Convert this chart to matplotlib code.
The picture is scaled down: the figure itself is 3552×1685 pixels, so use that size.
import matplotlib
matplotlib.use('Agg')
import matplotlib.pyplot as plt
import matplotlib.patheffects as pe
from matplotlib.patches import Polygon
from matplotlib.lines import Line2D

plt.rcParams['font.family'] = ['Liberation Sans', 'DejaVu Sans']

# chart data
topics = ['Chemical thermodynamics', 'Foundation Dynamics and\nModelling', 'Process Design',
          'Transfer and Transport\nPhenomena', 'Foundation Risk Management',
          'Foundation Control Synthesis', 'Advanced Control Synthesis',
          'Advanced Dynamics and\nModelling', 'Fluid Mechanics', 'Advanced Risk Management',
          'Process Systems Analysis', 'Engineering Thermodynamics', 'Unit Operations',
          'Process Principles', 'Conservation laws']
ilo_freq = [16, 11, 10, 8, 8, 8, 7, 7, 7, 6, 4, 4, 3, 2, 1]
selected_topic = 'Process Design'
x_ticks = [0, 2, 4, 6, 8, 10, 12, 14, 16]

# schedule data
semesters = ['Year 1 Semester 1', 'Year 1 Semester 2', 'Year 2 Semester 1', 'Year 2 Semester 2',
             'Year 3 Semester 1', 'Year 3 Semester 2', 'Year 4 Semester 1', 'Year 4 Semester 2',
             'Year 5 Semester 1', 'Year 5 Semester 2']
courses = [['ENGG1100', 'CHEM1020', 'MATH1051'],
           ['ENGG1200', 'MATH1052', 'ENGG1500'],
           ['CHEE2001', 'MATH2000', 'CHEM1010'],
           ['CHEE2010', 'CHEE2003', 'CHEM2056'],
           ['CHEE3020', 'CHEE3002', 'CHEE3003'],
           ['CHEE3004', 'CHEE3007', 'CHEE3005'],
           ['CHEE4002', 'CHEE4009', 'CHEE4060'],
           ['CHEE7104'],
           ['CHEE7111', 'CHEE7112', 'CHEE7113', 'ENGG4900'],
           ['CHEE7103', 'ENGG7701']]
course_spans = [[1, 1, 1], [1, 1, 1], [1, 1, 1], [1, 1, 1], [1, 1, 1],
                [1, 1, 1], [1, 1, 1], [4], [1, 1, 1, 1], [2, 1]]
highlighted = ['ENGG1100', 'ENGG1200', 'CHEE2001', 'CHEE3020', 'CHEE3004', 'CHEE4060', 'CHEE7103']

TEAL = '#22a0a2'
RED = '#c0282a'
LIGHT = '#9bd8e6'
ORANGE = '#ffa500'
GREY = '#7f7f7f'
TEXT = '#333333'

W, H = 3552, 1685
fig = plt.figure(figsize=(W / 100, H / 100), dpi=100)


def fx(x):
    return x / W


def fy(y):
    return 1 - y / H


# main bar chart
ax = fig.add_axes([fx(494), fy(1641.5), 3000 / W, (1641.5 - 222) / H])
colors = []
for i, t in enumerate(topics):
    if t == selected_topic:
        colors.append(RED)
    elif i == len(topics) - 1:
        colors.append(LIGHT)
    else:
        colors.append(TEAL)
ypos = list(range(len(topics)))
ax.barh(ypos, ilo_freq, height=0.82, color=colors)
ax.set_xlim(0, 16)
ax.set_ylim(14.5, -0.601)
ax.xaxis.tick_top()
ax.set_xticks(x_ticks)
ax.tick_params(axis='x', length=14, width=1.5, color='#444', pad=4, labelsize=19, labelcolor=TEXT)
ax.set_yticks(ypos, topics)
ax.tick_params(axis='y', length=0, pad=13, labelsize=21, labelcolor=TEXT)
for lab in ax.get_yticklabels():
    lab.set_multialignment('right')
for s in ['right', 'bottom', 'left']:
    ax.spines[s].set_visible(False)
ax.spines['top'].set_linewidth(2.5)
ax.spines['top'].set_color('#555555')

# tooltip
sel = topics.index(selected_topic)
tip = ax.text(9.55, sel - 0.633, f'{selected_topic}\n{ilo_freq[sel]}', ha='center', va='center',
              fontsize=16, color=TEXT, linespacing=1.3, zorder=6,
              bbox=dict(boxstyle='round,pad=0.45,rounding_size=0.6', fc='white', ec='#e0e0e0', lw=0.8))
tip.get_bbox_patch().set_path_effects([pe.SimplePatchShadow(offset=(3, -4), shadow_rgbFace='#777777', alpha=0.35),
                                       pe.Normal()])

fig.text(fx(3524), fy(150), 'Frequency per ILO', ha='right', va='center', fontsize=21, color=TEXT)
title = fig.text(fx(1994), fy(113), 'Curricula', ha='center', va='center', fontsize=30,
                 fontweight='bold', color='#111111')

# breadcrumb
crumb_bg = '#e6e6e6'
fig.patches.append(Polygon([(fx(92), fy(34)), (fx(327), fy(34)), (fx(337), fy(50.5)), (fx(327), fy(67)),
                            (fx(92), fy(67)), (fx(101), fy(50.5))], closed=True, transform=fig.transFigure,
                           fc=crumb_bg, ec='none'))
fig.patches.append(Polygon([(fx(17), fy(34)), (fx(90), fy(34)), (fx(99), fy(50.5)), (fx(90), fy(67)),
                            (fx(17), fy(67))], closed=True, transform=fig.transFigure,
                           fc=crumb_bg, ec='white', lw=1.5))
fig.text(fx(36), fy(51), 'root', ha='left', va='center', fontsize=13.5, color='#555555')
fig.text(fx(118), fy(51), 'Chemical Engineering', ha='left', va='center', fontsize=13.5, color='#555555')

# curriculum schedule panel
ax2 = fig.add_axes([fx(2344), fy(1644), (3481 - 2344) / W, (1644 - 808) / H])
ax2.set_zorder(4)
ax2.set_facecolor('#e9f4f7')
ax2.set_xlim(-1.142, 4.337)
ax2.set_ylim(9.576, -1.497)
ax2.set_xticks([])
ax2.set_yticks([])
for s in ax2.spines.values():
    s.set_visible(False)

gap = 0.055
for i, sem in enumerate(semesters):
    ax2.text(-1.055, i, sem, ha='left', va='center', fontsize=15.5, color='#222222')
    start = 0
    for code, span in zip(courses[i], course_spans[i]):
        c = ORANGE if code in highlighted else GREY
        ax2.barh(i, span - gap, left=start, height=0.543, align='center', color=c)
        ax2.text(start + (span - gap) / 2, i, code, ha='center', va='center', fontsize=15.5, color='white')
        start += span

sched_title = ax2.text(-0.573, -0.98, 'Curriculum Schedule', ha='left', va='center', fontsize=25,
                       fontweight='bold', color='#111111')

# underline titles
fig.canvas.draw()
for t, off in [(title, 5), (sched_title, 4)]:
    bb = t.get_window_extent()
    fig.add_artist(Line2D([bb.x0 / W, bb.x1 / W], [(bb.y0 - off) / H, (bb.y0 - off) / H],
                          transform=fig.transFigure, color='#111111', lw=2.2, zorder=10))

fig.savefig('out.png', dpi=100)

::::

BRIEF: Write out, unaltered, the lines from the opening of the listing through the line that includes "plt.rcParams['font.family'] = ['Liberation".

RESULT:
Convert this chart to matplotlib code.
The picture is scaled down: the figure itself is 3552×1685 pixels, so use that size.
import matplotlib
matplotlib.use('Agg')
import matplotlib.pyplot as plt
import matplotlib.patheffects as pe
from matplotlib.patches import Polygon
from matplotlib.lines import Line2D

plt.rcParams['font.family'] = ['Liberation Sans', 'DejaVu Sans']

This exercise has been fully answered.